The Fate of Google Glass - shawndumas
http://theinteractivist.com/messages-from-the-future-the-fate-of-google-glass/

======
chromejs10
Personally, I think Google Glass could take off but it definitely won't be an
instantaneous hit. Here is the way I see things playing out:

1) At first the main use is in the car. It's a place where you can wear them
and not feel super awkward since the majority of the people around you
probably wont be able to tell you have them on. It has the navigation system
built in and you could even record the trip as if your glasses were a dash cam
(hey, worked for Russia!).

2) People gradually forget they have it on when driving and end up getting out
of the car with the glasses still on. You'll maybe see a few people wear them
briefly while walking from the parking lot to the store but it still won't be
that public.
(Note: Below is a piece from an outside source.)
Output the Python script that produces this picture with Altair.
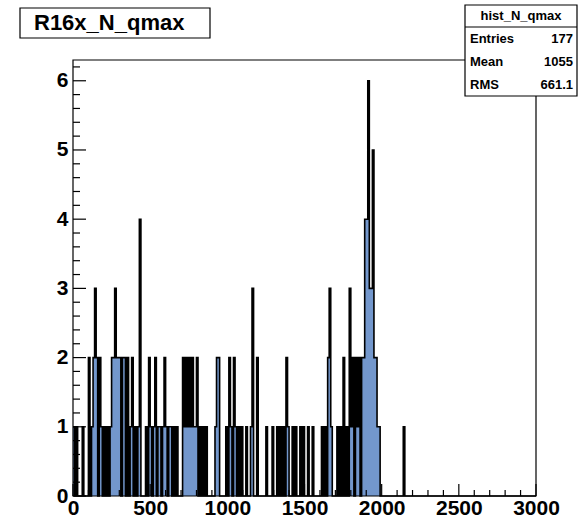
import altair as alt
import pandas as pd

# ---------------- data ----------------
bin_width = 10
x_min, x_max = 0, 3000
# counts per 10-wide bin, starting at 0 (bins beyond are empty)
counts_head = [
    1, 0, 1, 0, 0, 0, 1, 0, 0, 0,          # 0-99
    2, 0, 1, 2, 3, 2, 0, 2, 1, 0,          # 100-199
    1, 0, 1, 0, 1, 2, 2, 3, 2, 2,          # 200-299
    2, 0, 2, 2, 0, 2, 0, 1, 2, 0,          # 300-399
    1, 0, 1, 4, 0, 0, 0, 1, 0, 2,          # 400-499
    1, 0, 1, 2, 0, 1, 1, 0, 1, 2,          # 500-599
    1, 0, 1, 1, 0, 1, 0, 1, 0, 0,          # 600-699
    0, 2, 1, 2, 1, 2, 1, 2, 1, 1,          # 700-799
    2, 0, 1, 0, 1, 0, 1, 0, 0, 0,          # 800-899
    0, 0, 1, 2, 2, 0, 0, 0, 0, 1,          # 900-999
    0, 2, 1, 0, 2, 1, 0, 1, 0, 1,          # 1000-1099
    0, 0, 1, 0, 0, 1, 3, 0, 0, 2,          # 1100-1199
    0, 0, 0, 0, 0, 1, 0, 0, 0, 1,          # 1200-1299
    0, 0, 1, 0, 1, 0, 1, 0, 2, 1,          # 1300-1399
    0, 0, 1, 0, 1, 0, 0, 1, 0, 1,          # 1400-1499
    0, 0, 1, 0, 0, 1, 0, 0, 0, 0,          # 1500-1599
    0, 1, 0, 1, 0, 2, 3, 1, 0, 0,          # 1600-1699
    0, 1, 0, 1, 0, 2, 0, 1, 0, 3,          # 1700-1799
    1, 2, 0, 2, 1, 2, 0, 2, 2, 4,          # 1800-1899
    4, 6, 3, 3, 5, 2, 2, 1, 1, 0,          # 1900-1999
    0, 0, 0, 0, 0, 0, 0, 0, 0, 0,          # 2000-2099
    0, 0, 0, 0, 1, 0,                      # 2100-2159
]
n_bins = (x_max - x_min) // bin_width
counts = counts_head + [0] * (n_bins - len(counts_head))
bin_lo = [x_min + i * bin_width for i in range(n_bins)]

x_label_values = [0, 500, 1000, 1500, 2000, 2500, 3000]
x_minor_values = [v for v in range(0, 3001, 100) if v % 500 != 0]
y_label_values = [0, 1, 2, 3, 4, 5, 6]
y_minor_values = [round(i * 0.2, 1) for i in range(0, 32) if i % 5 != 0]
y_max = 6.3

title_text = "R16x_N_qmax"
stats_name = "hist_N_qmax"
stats_labels = ["Entries", "Mean", "RMS"]
stats_values = ["177", "1055", "661.1"]

# ---------------- layout ----------------
W, H = 463, 436
FONT = "Liberation Sans"
FILL = "#7397CC"

hist_df = pd.DataFrame({
    "x": bin_lo + [x_max],
    "y": counts + [counts[-1]],
})

xs = alt.Scale(domain=[x_min, x_max], nice=False, zero=False)
ys = alt.Scale(domain=[0, y_max], nice=False)

x_axis = alt.Axis(values=x_label_values, ticks=False, domain=False, grid=False,
                  labelFont=FONT, labelFontSize=21, labelFontWeight="bold",
                  labelColor="black", labelPadding=1, labelFlush=False,
                  labelOverlap=False, title=None, format="d")
y_axis = alt.Axis(values=y_label_values, ticks=False, domain=False, grid=False,
                  labelFont=FONT, labelFontSize=21, labelFontWeight="bold",
                  labelColor="black", labelPadding=5, labelOverlap=False,
                  title=None, format="d")

base = alt.Chart(hist_df)
area = base.mark_area(interpolate="step-after", color=FILL, opacity=1).encode(
    x=alt.X("x:Q", scale=xs, axis=x_axis),
    y=alt.Y("y:Q", scale=ys, axis=y_axis),
)
outline = base.mark_line(interpolate="step-after", color="black",
                         strokeWidth=1.6).encode(
    x=alt.X("x:Q", scale=xs),
    y=alt.Y("y:Q", scale=ys),
)

one = pd.DataFrame({"k": [0]})
frame = alt.Chart(one).mark_rect(fill=None, stroke="black", strokeWidth=1.2).encode(
    x=alt.value(0), x2=alt.value(W), y=alt.value(0), y2=alt.value(H))

xmaj = alt.Chart(pd.DataFrame({"v": x_label_values})).mark_rule(
    color="black", strokeWidth=1.2).encode(
    x=alt.X("v:Q", scale=xs), y=alt.value(H), y2=alt.value(H - 12))
xmin_ = alt.Chart(pd.DataFrame({"v": x_minor_values})).mark_rule(
    color="black", strokeWidth=1.2).encode(
    x=alt.X("v:Q", scale=xs), y=alt.value(H), y2=alt.value(H - 6))
ymaj = alt.Chart(pd.DataFrame({"v": y_label_values})).mark_rule(
    color="black", strokeWidth=1.2).encode(
    y=alt.Y("v:Q", scale=ys), x=alt.value(0), x2=alt.value(13))
ymin_ = alt.Chart(pd.DataFrame({"v": y_minor_values})).mark_rule(
    color="black", strokeWidth=1.2).encode(
    y=alt.Y("v:Q", scale=ys), x=alt.value(0), x2=alt.value(7))

# title box (pixel offsets relative to plot origin at 73,60)
tbox = alt.Chart(one).mark_rect(fill="white", stroke="black", strokeWidth=1.2).encode(
    x=alt.value(-53), x2=alt.value(137), y=alt.value(-52), y2=alt.value(-22))
ttext = alt.Chart(pd.DataFrame({"t": [title_text]})).mark_text(
    font=FONT, fontSize=22, fontWeight="bold", align="left", baseline="middle",
    color="black").encode(x=alt.value(-39), y=alt.value(-37), text="t:N")

# stats box
sbox = alt.Chart(one).mark_rect(fill="white", stroke="black", strokeWidth=1.2).encode(
    x=alt.value(392), x2=alt.value(504), y=alt.value(-55), y2=alt.value(36))
sline = alt.Chart(one).mark_rule(color="black", strokeWidth=1.2).encode(
    x=alt.value(392), x2=alt.value(504), y=alt.value(-33))
sname = alt.Chart(pd.DataFrame({"t": [stats_name]})).mark_text(
    font=FONT, fontSize=13, fontWeight="bold", align="center", baseline="middle",
    color="black").encode(x=alt.value(448), y=alt.value(-44), text="t:N")

row_y = [-21, 2, 25]
stat_layers = []
for lab, val, yy in zip(stats_labels, stats_values, row_y):
    d = pd.DataFrame({"lab": [lab], "val": [val]})
    stat_layers.append(alt.Chart(d).mark_text(
        font=FONT, fontSize=13, fontWeight="bold", align="left", baseline="middle",
        color="black").encode(x=alt.value(397), y=alt.value(yy), text="lab:N"))
    stat_layers.append(alt.Chart(d).mark_text(
        font=FONT, fontSize=13, fontWeight="bold", align="right", baseline="middle",
        color="black").encode(x=alt.value(500), y=alt.value(yy), text="val:N"))

chart = alt.layer(
    area, outline, frame, xmaj, xmin_, ymaj, ymin_,
    tbox, ttext, sbox, sline, sname, *stat_layers,
).properties(
    width=W, height=H,
    padding={"left": 73, "top": 60, "right": 51, "bottom": 26},
    autosize=alt.AutoSizeParams(type="none"),
    background="white",
).configure_view(stroke=None)

chart.save("out.html", embed_options={"renderer": "svg", "actions": False})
At least by now it will have been out long enough that people
know about them.

3) People wear them more and more out in public and eventually it becomes the
norm. Sure, some people might be like "oh that's weird" but they won't think
too much about it.

I highly doubt that suddenly the streets will be flooded with Google Glasses
right from the start. But I could see a gradual increase in usage if it's
primary function is used in one location (like the car).

------
stackcollision
I'm not a huge fan of the Glass project, but what tweaked me about this
article was how the guy constantly said the iphone was 'so innovative' you
can't possibly nail down the thought process that lead to it. I can do it
right here, in one sentence:

"Let's make a blackberry that's not a pile of shit."